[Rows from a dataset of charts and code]
________________

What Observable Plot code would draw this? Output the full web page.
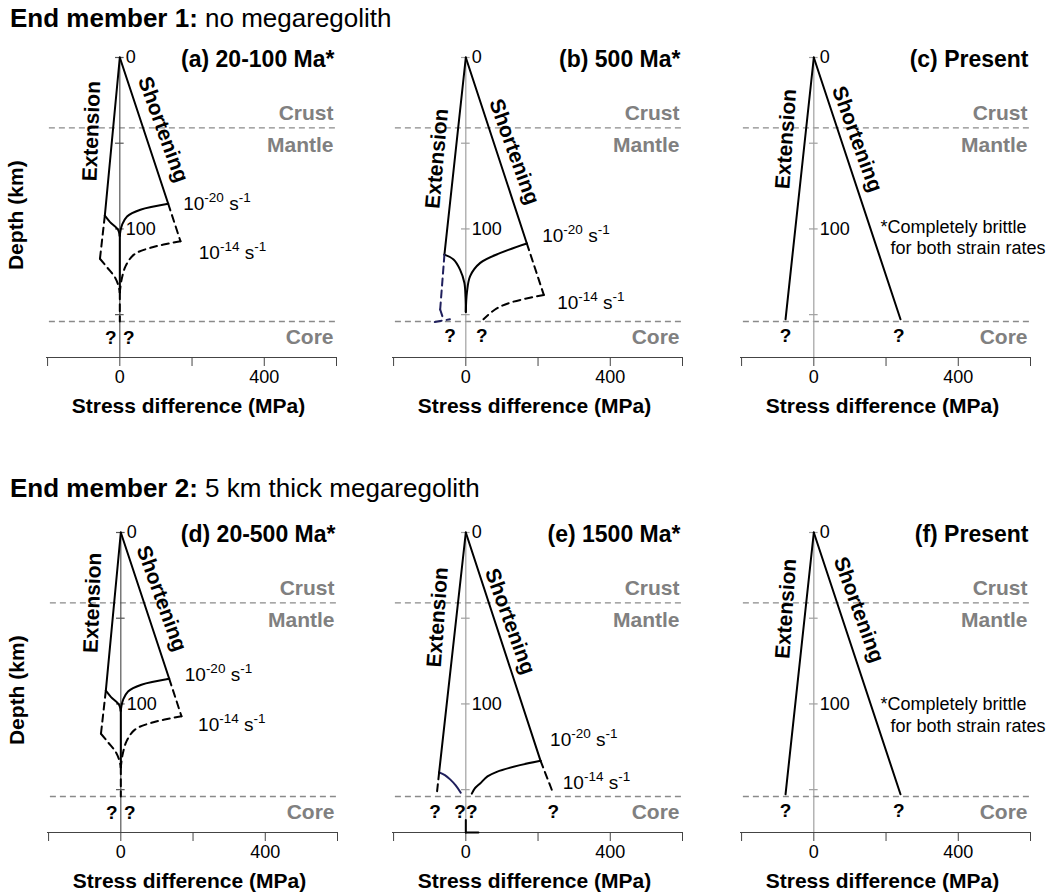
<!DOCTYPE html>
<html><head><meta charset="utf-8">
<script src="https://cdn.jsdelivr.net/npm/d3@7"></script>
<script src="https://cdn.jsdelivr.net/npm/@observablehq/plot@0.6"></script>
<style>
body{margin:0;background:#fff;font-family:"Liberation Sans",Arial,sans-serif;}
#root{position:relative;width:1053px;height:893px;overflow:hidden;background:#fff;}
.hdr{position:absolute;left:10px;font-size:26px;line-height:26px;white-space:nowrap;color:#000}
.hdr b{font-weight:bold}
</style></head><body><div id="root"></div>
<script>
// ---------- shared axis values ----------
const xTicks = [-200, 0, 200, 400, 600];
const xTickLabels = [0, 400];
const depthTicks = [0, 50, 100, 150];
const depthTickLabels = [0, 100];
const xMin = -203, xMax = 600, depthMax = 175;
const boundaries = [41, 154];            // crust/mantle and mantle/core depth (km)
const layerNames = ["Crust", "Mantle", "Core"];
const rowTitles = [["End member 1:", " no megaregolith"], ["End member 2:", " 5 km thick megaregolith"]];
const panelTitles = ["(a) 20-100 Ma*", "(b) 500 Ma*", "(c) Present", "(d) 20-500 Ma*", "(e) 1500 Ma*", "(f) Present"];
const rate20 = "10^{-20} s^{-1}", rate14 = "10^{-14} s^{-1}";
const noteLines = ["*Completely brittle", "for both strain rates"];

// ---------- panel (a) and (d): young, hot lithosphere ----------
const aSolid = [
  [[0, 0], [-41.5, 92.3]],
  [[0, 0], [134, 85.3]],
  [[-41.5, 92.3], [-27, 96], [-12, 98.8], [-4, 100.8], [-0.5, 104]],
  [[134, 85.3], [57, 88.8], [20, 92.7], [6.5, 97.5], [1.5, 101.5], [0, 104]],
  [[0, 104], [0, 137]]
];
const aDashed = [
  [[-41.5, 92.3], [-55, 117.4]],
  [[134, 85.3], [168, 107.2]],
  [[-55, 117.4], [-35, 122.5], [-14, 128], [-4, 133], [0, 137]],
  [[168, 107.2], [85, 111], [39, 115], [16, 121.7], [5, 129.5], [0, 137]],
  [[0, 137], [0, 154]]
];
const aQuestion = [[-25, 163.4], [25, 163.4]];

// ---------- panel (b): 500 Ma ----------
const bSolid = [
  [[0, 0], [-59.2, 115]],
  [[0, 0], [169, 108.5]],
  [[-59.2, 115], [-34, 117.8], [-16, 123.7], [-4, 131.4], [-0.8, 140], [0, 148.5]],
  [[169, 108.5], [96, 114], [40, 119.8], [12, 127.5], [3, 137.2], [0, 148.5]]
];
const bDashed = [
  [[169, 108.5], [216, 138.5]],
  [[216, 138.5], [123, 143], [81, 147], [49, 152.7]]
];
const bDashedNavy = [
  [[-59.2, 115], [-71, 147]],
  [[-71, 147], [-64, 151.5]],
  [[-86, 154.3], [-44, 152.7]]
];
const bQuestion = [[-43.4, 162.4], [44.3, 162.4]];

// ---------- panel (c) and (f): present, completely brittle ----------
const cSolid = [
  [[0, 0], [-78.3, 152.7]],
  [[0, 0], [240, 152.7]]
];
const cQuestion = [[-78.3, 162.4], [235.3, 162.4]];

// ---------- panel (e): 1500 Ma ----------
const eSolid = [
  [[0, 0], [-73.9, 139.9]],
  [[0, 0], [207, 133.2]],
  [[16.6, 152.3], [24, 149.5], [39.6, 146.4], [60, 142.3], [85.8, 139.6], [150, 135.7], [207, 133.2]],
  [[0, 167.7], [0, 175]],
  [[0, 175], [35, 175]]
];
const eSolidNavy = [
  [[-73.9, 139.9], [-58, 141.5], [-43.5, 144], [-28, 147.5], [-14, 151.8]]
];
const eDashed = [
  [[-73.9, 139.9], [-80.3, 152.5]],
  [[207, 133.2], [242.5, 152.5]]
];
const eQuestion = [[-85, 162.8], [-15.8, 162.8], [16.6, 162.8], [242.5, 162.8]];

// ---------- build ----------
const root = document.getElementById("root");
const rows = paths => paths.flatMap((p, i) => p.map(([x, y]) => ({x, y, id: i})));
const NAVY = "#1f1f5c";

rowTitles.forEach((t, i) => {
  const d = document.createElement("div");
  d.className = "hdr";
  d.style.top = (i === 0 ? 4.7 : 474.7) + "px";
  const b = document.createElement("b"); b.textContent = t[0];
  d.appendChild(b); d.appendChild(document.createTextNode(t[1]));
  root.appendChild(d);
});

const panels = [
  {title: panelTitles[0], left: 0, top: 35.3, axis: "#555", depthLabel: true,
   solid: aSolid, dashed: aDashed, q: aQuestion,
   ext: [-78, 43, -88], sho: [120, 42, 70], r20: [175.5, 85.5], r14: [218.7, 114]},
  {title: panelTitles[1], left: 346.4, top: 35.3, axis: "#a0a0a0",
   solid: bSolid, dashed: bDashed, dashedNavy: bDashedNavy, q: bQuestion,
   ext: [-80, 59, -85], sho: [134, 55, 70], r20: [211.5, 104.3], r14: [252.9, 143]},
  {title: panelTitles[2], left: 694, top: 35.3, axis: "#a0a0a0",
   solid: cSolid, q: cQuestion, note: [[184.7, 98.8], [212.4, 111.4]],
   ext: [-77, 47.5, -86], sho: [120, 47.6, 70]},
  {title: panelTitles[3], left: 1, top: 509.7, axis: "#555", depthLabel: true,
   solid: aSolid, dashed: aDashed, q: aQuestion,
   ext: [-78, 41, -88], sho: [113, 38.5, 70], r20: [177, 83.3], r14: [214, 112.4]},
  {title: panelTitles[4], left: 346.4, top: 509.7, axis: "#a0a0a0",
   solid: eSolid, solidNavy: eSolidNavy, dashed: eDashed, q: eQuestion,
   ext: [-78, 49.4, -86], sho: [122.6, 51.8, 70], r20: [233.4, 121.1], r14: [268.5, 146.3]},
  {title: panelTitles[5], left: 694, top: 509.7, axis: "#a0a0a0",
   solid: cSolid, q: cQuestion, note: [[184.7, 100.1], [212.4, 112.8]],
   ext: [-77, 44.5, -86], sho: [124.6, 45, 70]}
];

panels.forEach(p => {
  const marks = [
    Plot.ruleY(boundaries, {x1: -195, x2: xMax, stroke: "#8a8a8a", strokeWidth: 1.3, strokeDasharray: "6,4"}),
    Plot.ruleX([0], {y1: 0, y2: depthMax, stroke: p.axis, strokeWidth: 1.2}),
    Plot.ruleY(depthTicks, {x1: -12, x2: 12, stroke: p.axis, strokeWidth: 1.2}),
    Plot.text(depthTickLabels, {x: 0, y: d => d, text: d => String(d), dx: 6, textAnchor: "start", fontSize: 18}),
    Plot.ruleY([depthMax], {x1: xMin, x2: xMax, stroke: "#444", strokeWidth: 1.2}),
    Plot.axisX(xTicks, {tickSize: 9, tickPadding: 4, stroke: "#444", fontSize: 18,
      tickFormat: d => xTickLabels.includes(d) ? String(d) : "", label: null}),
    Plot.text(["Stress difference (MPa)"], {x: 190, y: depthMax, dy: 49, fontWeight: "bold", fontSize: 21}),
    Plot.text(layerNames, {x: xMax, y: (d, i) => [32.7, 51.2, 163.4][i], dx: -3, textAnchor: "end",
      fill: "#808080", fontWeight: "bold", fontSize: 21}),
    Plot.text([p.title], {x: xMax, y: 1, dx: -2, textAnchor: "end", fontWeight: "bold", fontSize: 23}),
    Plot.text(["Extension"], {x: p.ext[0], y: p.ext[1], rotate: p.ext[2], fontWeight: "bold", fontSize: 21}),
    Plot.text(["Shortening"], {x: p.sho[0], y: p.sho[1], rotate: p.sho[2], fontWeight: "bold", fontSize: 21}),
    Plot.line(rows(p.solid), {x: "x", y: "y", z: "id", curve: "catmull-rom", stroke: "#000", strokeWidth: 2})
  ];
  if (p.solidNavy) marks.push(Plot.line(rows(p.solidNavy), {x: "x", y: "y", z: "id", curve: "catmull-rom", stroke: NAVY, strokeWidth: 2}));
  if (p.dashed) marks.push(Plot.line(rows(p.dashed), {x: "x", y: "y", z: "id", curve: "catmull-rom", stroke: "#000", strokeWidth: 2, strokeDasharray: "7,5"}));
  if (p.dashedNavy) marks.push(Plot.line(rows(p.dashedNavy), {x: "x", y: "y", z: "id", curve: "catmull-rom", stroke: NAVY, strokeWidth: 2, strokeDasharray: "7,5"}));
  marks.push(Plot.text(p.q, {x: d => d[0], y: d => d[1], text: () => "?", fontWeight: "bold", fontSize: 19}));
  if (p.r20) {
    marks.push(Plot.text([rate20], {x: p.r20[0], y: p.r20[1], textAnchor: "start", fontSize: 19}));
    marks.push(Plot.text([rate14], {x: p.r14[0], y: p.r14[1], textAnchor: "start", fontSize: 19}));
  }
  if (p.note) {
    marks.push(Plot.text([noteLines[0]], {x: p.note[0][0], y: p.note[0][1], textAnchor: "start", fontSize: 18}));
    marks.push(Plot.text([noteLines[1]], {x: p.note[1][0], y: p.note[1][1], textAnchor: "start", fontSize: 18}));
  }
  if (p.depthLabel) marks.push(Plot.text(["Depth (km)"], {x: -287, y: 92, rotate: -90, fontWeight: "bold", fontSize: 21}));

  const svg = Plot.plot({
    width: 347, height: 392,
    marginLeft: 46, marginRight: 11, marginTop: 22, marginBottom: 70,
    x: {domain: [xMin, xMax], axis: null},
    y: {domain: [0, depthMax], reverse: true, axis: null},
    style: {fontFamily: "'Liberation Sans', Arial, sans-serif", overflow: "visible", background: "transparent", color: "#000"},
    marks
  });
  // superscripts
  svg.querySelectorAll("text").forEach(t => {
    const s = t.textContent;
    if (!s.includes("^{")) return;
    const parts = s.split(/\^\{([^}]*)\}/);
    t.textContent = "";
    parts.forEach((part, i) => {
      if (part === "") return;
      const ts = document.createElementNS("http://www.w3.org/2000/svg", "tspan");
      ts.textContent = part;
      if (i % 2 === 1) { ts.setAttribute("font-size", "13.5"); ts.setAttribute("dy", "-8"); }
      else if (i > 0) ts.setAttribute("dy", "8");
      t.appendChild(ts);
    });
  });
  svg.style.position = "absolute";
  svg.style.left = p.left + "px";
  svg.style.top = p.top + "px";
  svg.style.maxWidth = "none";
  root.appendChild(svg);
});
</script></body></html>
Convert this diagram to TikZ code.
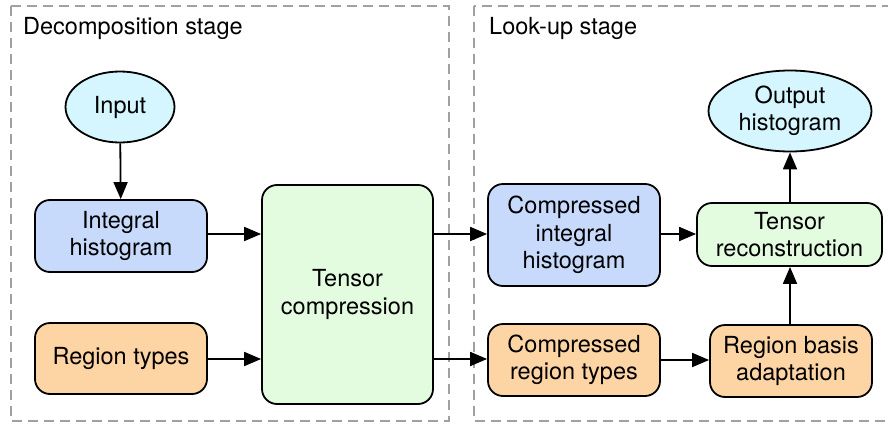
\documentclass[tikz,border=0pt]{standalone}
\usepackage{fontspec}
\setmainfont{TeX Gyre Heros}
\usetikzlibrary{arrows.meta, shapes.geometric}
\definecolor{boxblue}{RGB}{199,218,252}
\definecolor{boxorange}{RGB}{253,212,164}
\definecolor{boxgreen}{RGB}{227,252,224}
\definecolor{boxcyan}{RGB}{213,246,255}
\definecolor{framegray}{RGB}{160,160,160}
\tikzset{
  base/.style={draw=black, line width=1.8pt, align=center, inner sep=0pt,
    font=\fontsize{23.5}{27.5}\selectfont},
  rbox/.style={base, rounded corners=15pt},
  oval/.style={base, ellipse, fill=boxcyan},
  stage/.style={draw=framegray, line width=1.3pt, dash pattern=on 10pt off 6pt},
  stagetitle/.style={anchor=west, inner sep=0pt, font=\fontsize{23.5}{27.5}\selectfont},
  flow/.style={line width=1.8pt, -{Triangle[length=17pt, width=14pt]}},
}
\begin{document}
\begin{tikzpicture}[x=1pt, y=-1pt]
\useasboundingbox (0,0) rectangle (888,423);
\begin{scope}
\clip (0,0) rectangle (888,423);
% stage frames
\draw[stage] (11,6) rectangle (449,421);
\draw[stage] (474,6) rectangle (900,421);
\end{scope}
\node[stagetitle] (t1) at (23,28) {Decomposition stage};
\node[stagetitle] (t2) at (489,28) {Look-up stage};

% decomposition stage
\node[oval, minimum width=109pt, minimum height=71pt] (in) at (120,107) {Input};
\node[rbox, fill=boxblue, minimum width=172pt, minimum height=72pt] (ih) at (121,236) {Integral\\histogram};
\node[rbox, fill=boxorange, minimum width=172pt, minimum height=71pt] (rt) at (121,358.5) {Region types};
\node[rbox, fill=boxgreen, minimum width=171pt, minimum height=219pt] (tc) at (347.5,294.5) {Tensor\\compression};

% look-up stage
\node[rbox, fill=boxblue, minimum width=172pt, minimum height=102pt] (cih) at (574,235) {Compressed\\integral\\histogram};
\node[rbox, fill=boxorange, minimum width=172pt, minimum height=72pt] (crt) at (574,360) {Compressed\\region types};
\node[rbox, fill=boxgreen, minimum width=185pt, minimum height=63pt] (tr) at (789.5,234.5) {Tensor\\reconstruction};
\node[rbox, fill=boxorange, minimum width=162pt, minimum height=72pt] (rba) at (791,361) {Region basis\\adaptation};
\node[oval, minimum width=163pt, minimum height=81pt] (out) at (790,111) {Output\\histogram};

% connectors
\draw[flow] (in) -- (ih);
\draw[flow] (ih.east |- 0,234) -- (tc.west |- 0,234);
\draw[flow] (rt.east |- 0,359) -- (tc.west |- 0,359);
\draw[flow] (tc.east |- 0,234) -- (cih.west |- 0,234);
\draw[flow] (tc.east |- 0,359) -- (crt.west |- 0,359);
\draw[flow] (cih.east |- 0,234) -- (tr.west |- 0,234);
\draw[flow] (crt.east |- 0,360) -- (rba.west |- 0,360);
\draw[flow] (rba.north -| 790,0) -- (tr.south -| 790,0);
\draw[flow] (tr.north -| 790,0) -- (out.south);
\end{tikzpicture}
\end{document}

________________

* Exercise *
Pick out the lines that include the word "Output" and write them out.

* Response to this exercise *
What Observable Plot code would draw this? Output the full web page.
\node[oval, minimum width=163pt, minimum height=81pt] (out) at (790,111) {Output\\histogram};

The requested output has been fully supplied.